I remember moving them to our land that fall, how beautifully they dotted the pasture, bright red and orange foliage framing the field.  I remember our first lambing season, how they all did it themselves, except for Dove, who we got to too late, and her big ram lamb was born dead–how my heart ached for her the next few days as she baaa’d and walked from lamb to lamb, sniffing to see if it was her own until finally her cries calmed as she came to understand he was gone.

And our first fall of harvesting lamb, the tender goodbyes was said as we touched their fleece before driving north to the slaughterhouse–how delicate and delicious the meat was afterward.

Then, of course, were the many hours we spent moving fence, herding the sheep back into their paddocks after escapes, chasing them out of the garden, asking the question why do we have sheep?

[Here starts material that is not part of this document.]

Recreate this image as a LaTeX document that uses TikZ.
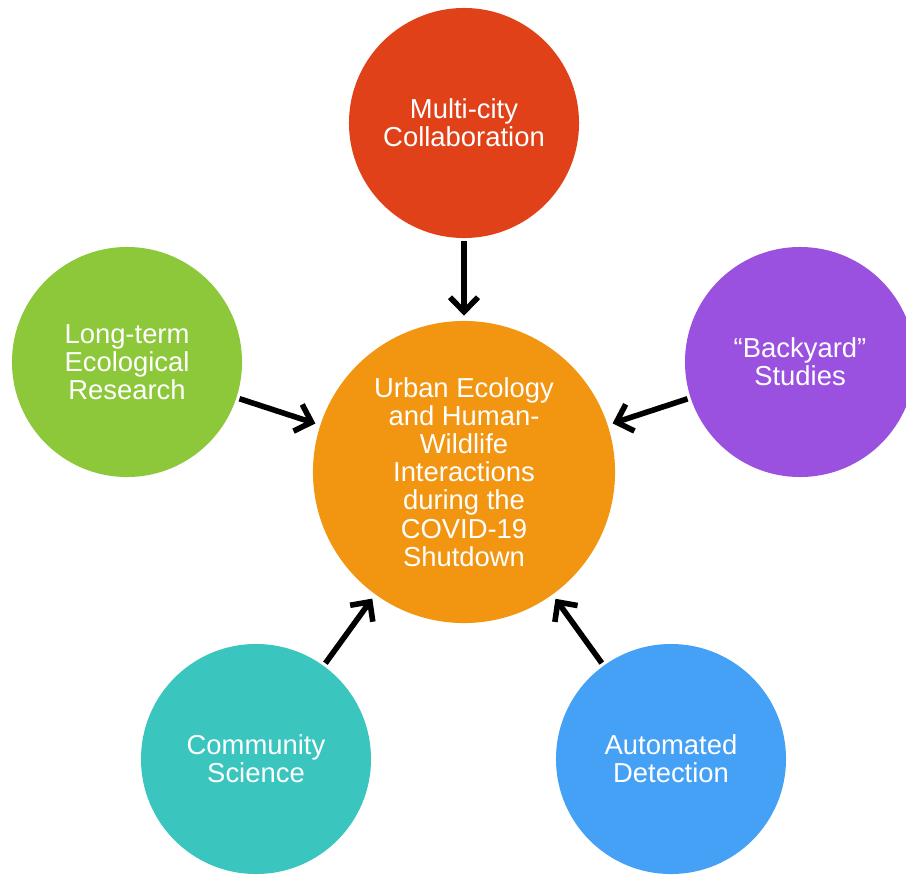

That question set hold this spring and grew stronger each day as the sheep demanded we leave the garden and tend to them instead.  But the weeds!  The seeding!  All the work of the garden called for us, too.  After months of questioning, the sheep have all finally left, some for greener pastures, some for the butcher.  Part of me wishes we could have found homes for all of them, but we got into the sheep business to raise meat, and so the last six will serve this final purpose: to feed our family and customers, giving back some of the energy we gave to them.

Some day we’ll bring grazing animals back to the land, but for now I must admit it feels good to have a reprieve, to wake up to a quiet morning and not worry that the sheep are having breakfast in the garden; to hear coyotes at night and not worry if the charge in the electric fence is too low.  I’ll enjoy the extra hours each day to devote to the garden and the many half-finished projects waiting for our attention.  And when we pick up the meat at the butcher, I’ll eat with awareness, my eyes closed in gratitude, thankful for what the sheep gave us.